* Written task
Leave out the images; return the rest of the data exactly.

--------------------

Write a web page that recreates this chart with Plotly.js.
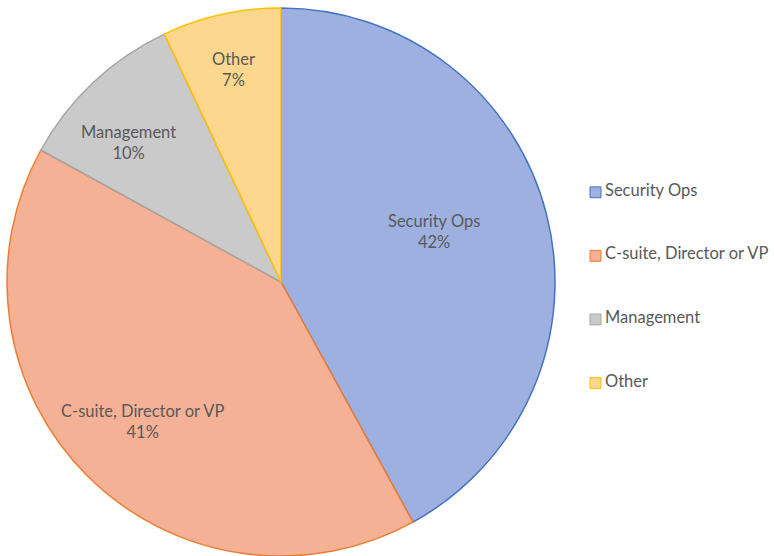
<!DOCTYPE html>
<html>
<head>
<meta charset="utf-8">
<script src="https://cdn.plot.ly/plotly-3.0.1.min.js"></script>
<style>html,body{margin:0;padding:0;background:#fff;}#chart{width:774px;height:556px;}</style>
</head>
<body>
<div id="chart"></div>
<script>
const categories = ["Security Ops", "C-suite, Director or VP", "Management", "Other"];
const values = [42, 41, 10, 7];
const fillColors = ["#9DB0DF", "#F5B196", "#CACACA", "#FED78E"];
const lineColors = ["#4472C4", "#ED7D31", "#A5A5A5", "#FFC000"];

const W = 774, H = 556;
const FONT = "Lato, 'Open Sans', sans-serif";
const TXT = "#595959";
const FS = 16.5;

// pie geometry (pixels)
const pieCx = 281, pieR = 274, pieTop = 8;
const pieCy = pieTop + pieR;

const trace = {
  type: "pie",
  labels: categories,
  values: values,
  sort: false,
  direction: "clockwise",
  rotation: 0,
  marker: { colors: fillColors, line: { color: lineColors, width: 1.5 } },
  textinfo: "none",
  hoverinfo: "label+percent",
  showlegend: false,
  domain: { x: [(pieCx - pieR) / W, (pieCx + pieR) / W], y: [0, 1] }
};

const shapes = [], annotations = [];

// data labels placed along each slice's bisector (style: radius fraction, angle tweak, pixel nudge)
const labelRadius = [0.59, 0.71, 0.76, 0.79];
const labelAngleShift = [-4, 0, -4, 0];
const labelNudgeY = [-4, 0, -4, -8];
const total = values.reduce((a, b) => a + b, 0);
let cum = 0;
values.forEach((v, i) => {
  const mid = (cum + v / 2) / total * 360 + labelAngleShift[i];
  cum += v;
  const a = mid * Math.PI / 180;
  const r = labelRadius[i] * pieR;
  const px = pieCx + r * Math.sin(a), py = pieCy - r * Math.cos(a) + labelNudgeY[i];
  annotations.push({
    xref: "paper", yref: "paper", x: px / W, y: 1 - py / H,
    xanchor: "center", yanchor: "middle", showarrow: false, align: "center",
    text: categories[i] + "<br>" + Math.round(v / total * 100) + "%",
    font: { family: FONT, size: FS, color: TXT }
  });
});

// legend drawn from the category/color arrays
const legTop = 184.5, legStep = 64.5;
categories.forEach((c, i) => {
  const yc = legTop + i * legStep;
  shapes.push({
    type: "rect", xref: "paper", yref: "paper",
    x0: 590 / W, x1: 601 / W, y0: 1 - (yc + 8) / H, y1: 1 - (yc - 3) / H,
    fillcolor: fillColors[i], line: { color: lineColors[i], width: 1 }
  });
  annotations.push({
    xref: "paper", yref: "paper", x: 603 / W, y: 1 - yc / H,
    xanchor: "left", yanchor: "middle", showarrow: false, text: c,
    font: { family: FONT, size: FS, color: TXT }
  });
});

Plotly.newPlot("chart", [trace], {
  width: W, height: H,
  margin: { l: 0, r: 0, t: pieTop, b: 0 },
  paper_bgcolor: "#ffffff",
  showlegend: false,
  shapes: shapes,
  annotations: annotations
}, { displayModeBar: false, staticPlot: true });
</script>
</body>
</html>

--------------------

* Task answer
Write a web page that recreates this chart with Plotly.js.
<!DOCTYPE html>
<html>
<head>
<meta charset="utf-8">
<script src="https://cdn.plot.ly/plotly-3.0.1.min.js"></script>
<style>html,body{margin:0;padding:0;background:#fff;}#chart{width:774px;height:556px;}</style>
</head>
<body>
<div id="chart"></div>
<script>
const categories = ["Security Ops", "C-suite, Director or VP", "Management", "Other"];
const values = [42, 41, 10, 7];
const fillColors = ["#9DB0DF", "#F5B196", "#CACACA", "#FED78E"];
const lineColors = ["#4472C4", "#ED7D31", "#A5A5A5", "#FFC000"];

const W = 774, H = 556;
const FONT = "Lato, 'Open Sans', sans-serif";
const TXT = "#595959";
const FS = 16.5;

// pie geometry (pixels)
const pieCx = 281, pieR = 274, pieTop = 8;
const pieCy = pieTop + pieR;

const trace = {
  type: "pie",
  labels: categories,
  values: values,
  sort: false,
  direction: "clockwise",
  rotation: 0,
  marker: { colors: fillColors, line: { color: lineColors, width: 1.5 } },
  textinfo: "none",
  hoverinfo: "label+percent",
  showlegend: false,
  domain: { x: [(pieCx - pieR) / W, (pieCx + pieR) / W], y: [0, 1] }
};

const shapes = [], annotations = [];

// data labels placed along each slice's bisector (style: radius fraction, angle tweak, pixel nudge)
const labelRadius = [0.59, 0.71, 0.76, 0.79];
const labelAngleShift = [-4, 0, -4, 0];
const labelNudgeY = [-4, 0, -4, -8];
const total = values.reduce((a, b) => a + b, 0);
let cum = 0;
values.forEach((v, i) => {
  const mid = (cum + v / 2) / total * 360 + labelAngleShift[i];
  cum += v;
  const a = mid * Math.PI / 180;
  const r = labelRadius[i] * pieR;
  const px = pieCx + r * Math.sin(a), py = pieCy - r * Math.cos(a) + labelNudgeY[i];
  annotations.push({
    xref: "paper", yref: "paper", x: px / W, y: 1 - py / H,
    xanchor: "center", yanchor: "middle", showarrow: false, align: "center",
    text: categories[i] + "<br>" + Math.round(v / total * 100) + "%",
    font: { family: FONT, size: FS, color: TXT }
  });
});

// legend drawn from the category/color arrays
const legTop = 184.5, legStep = 64.5;
categories.forEach((c, i) => {
  const yc = legTop + i * legStep;
  shapes.push({
    type: "rect", xref: "paper", yref: "paper",
    x0: 590 / W, x1: 601 / W, y0: 1 - (yc + 8) / H, y1: 1 - (yc - 3) / H,
    fillcolor: fillColors[i], line: { color: lineColors[i], width: 1 }
  });
  annotations.push({
    xref: "paper", yref: "paper", x: 603 / W, y: 1 - yc / H,
    xanchor: "left", yanchor: "middle", showarrow: false, text: c,
    font: { family: FONT, size: FS, color: TXT }
  });
});

Plotly.newPlot("chart", [trace], {
  width: W, height: H,
  margin: { l: 0, r: 0, t: pieTop, b: 0 },
  paper_bgcolor: "#ffffff",
  showlegend: false,
  shapes: shapes,
  annotations: annotations
}, { displayModeBar: false, staticPlot: true });
</script>
</body>
</html>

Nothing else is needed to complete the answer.